Ms Gyang was speaking at the opening ceremony of the 46th Annual Conference of the Association attended by 300 delegates drawn Ghana and 15 delegates from Nigeria and Cameroon. It has the theme: "Enhancing the Teaching and Learning of Science and Technology for Nation Building." The five-day conference would enable the participants to upgrade their knowledge in the teaching of science at various levels of the academic ladder.
Ms Gyang advised the participants to work towards the attainment of the vision of the Association in developing the child to have independent, enquiring and well-informed mind; a thirst for new knowledge; intellectual honesty and an appreciation for aesthetic and spiritual values.
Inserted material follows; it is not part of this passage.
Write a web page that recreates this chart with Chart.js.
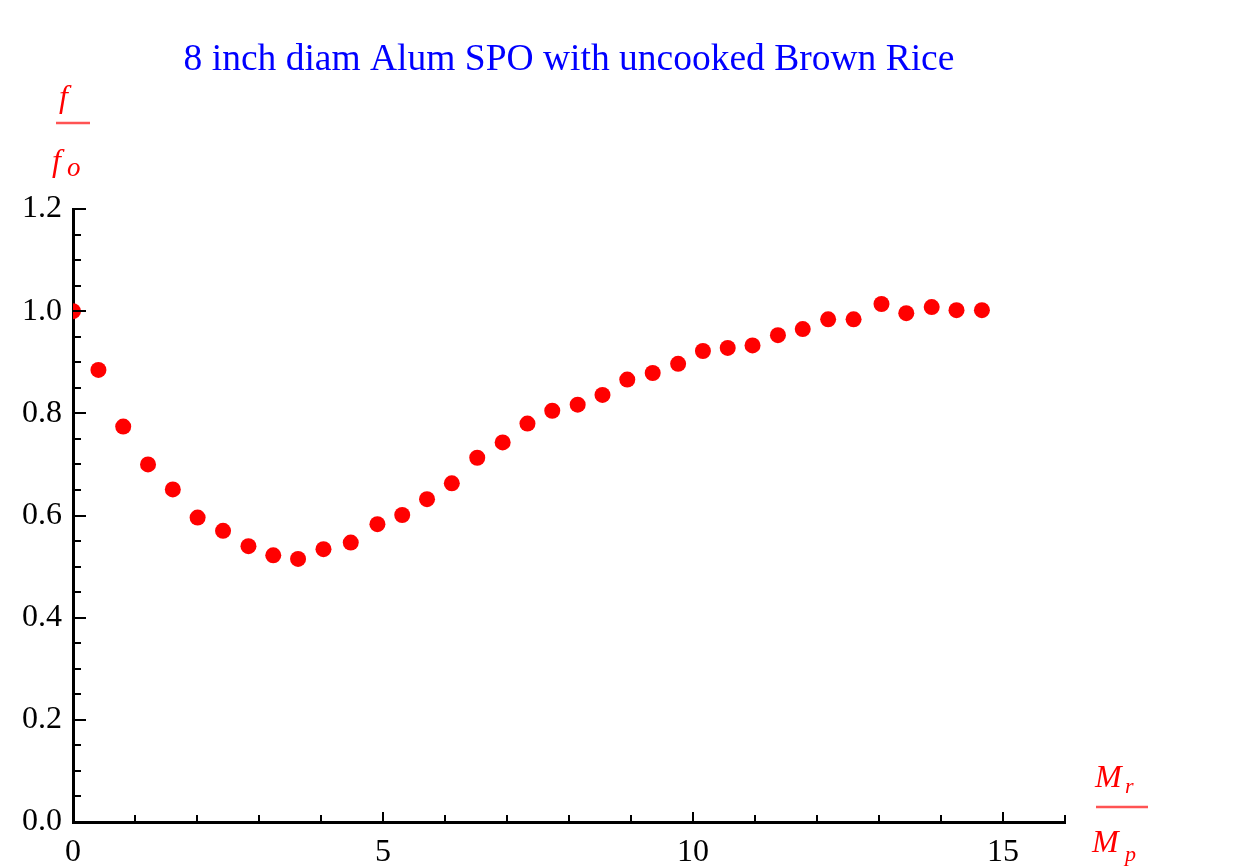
<!DOCTYPE html>
<html lang="en">
<head>
  <meta charset="UTF-8" />
  <title>8 inch diam Alum SPO with uncooked Brown Rice</title>
  <script src="https://cdn.jsdelivr.net/npm/chart.js"></script>
  <style>
    html, body { margin: 0; padding: 0; background: #fff; }
    #wrap { width: 1247px; height: 867px; }
  </style>
</head>
<body>
  <div id="wrap"><canvas id="freqChart" width="1247" height="867"></canvas></div>

  <script>
    // mass ratio Mr/Mp
    const massRatio = [
      0.00, 0.41, 0.81, 1.21, 1.61, 2.01, 2.42, 2.83, 3.23, 3.63,
      4.04, 4.48, 4.91, 5.31, 5.71, 6.11, 6.52, 6.93, 7.33, 7.73,
      8.14, 8.54, 8.94, 9.35, 9.76, 10.16, 10.56, 10.96, 11.37, 11.77,
      12.18, 12.59, 13.04, 13.44, 13.85, 14.25, 14.66
    ];
    // frequency ratio f/fo
    const freqRatio = [
      1.000, 0.885, 0.774, 0.700, 0.651, 0.596, 0.570, 0.540, 0.522, 0.515,
      0.534, 0.547, 0.583, 0.601, 0.632, 0.663, 0.713, 0.743, 0.780, 0.805,
      0.817, 0.836, 0.866, 0.879, 0.897, 0.922, 0.928, 0.933, 0.953, 0.965,
      0.984, 0.984, 1.014, 0.996, 1.008, 1.002, 1.002
    ];

    const xTicks = [0, 5, 10, 15];
    const yTicks = [0.0, 0.2, 0.4, 0.6, 0.8, 1.0, 1.2];

    const serif = "'Liberation Serif', 'Times New Roman', serif";

    // inward tick marks, Mathematica style, plus the fraction axis labels
    const frameTicks = {
      id: "frameTicks",
      afterDraw(chart) {
        const { ctx, chartArea: a, scales: { x, y } } = chart;
        ctx.save();
        ctx.strokeStyle = "#000";
        ctx.lineWidth = 2;
        ctx.beginPath();
        for (let v = 1; v <= 16; v++) {
          const len = xTicks.includes(v) ? 10 : 7;
          const px = Math.round(x.getPixelForValue(v));
          ctx.moveTo(px, a.bottom);
          ctx.lineTo(px, a.bottom - len);
        }
        for (let i = 1; i <= 24; i++) {
          const len = i % 4 === 0 ? 13 : 8;
          const py = Math.round(y.getPixelForValue(i * 0.05));
          ctx.moveTo(a.left, py);
          ctx.lineTo(a.left + len, py);
        }
        ctx.stroke();

        ctx.fillStyle = "#ff0000";
        ctx.strokeStyle = "rgba(255,40,40,0.8)";
        ctx.lineWidth = 2.5;
        ctx.textBaseline = "alphabetic";

        // f / fo
        ctx.textAlign = "left";
        ctx.font = "italic 32px " + serif;
        ctx.fillText("f", a.left - 14, a.top - 102);
        ctx.beginPath();
        ctx.moveTo(a.left - 17, a.top - 86);
        ctx.lineTo(a.left + 17, a.top - 86);
        ctx.stroke();
        ctx.fillText("f", a.left - 21, a.top - 38);
        ctx.font = "italic 27px " + serif;
        ctx.fillText("o", a.left - 6, a.top - 33);

        // Mr / Mp
        const cx = a.right + 56;
        ctx.font = "italic 32px " + serif;
        ctx.fillText("M", cx - 26, a.bottom - 35);
        ctx.fillText("M", cx - 29, a.bottom + 30);
        ctx.font = "italic 22px " + serif;
        ctx.fillText("r", cx + 4, a.bottom - 29);
        ctx.fillText("p", cx + 4, a.bottom + 39);
        ctx.beginPath();
        ctx.moveTo(cx - 25, a.bottom - 15);
        ctx.lineTo(cx + 27, a.bottom - 15);
        ctx.stroke();
        ctx.restore();
      }
    };

    new Chart(document.getElementById("freqChart"), {
      type: "scatter",
      data: {
        datasets: [{
          data: massRatio.map((m, i) => ({ x: m, y: freqRatio[i] })),
          backgroundColor: "#ff0000",
          borderWidth: 0,
          pointRadius: 8,
          pointHoverRadius: 8,
          clip: 0
        }]
      },
      options: {
        responsive: false,
        animation: false,
        events: [],
        layout: { padding: { left: 0, right: 182, top: 0, bottom: 0 } },
        plugins: {
          legend: { display: false },
          tooltip: { enabled: false },
          title: {
            display: true,
            fullSize: false,
            text: "8 inch diam Alum SPO with uncooked Brown Rice",
            color: "#0000ff",
            font: { family: serif, size: 37.5, weight: "normal", lineHeight: 1.2 },
            padding: { top: 38, bottom: 126 }
          }
        },
        scales: {
          x: {
            type: "linear",
            min: 0,
            max: 16,
            z: 1,
            grid: { display: false },
            border: { display: true, color: "#000", width: 3 },
            afterBuildTicks: s => { s.ticks = xTicks.map(v => ({ value: v })); },
            afterFit: s => { s.height = 45; },
            ticks: {
              color: "#000",
              padding: 3,
              font: { family: serif, size: 32 },
              maxRotation: 0
            }
          },
          y: {
            type: "linear",
            min: 0,
            max: 1.2,
            z: 1,
            grid: { display: false },
            border: { display: true, color: "#000", width: 3 },
            afterBuildTicks: s => { s.ticks = yTicks.map(v => ({ value: v })); },
            afterFit: s => { s.width = 73; },
            ticks: {
              color: "#000",
              padding: 3,
              font: { family: serif, size: 32 },
              callback: v => v.toFixed(1)
            }
          }
        }
      },
      plugins: [frameTicks]
    });
  </script>
</body>
</html>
"As science teachers, we must try to live by the this vision and be role models for the children we handle to copy."
Mr Joe Donkor, Deputy Minister of Education, Youth and Sports, opening the conference said, science subjects had been causing frustration to many pupils and students and asked the delegates to use the knowledge acquired from the conference to bring relief to them.
He said the government would establish well-resourced science centres in all the model senior secondary schools in the districts as part of efforts to improve the teaching and learning of science.
Dr Ben Ben Akpan, (ED Correct) Executive Director of Science Teachers Association of Nigeria, said the problem of the development of science education in Africa was due to misplaced priority in all the facet of the society.
He said there had been incidents where some parents had as many as two to four cars but had not thought of buying basic scientific materials for their children to play with at home. Dr Akpan said the media had not also made any significant contribution in promoting science education.
He said if the media should allot 10 per cent of its time and space to draw attention to scientific issues, the Continent would soon be witnessing an improvement in scientific awareness.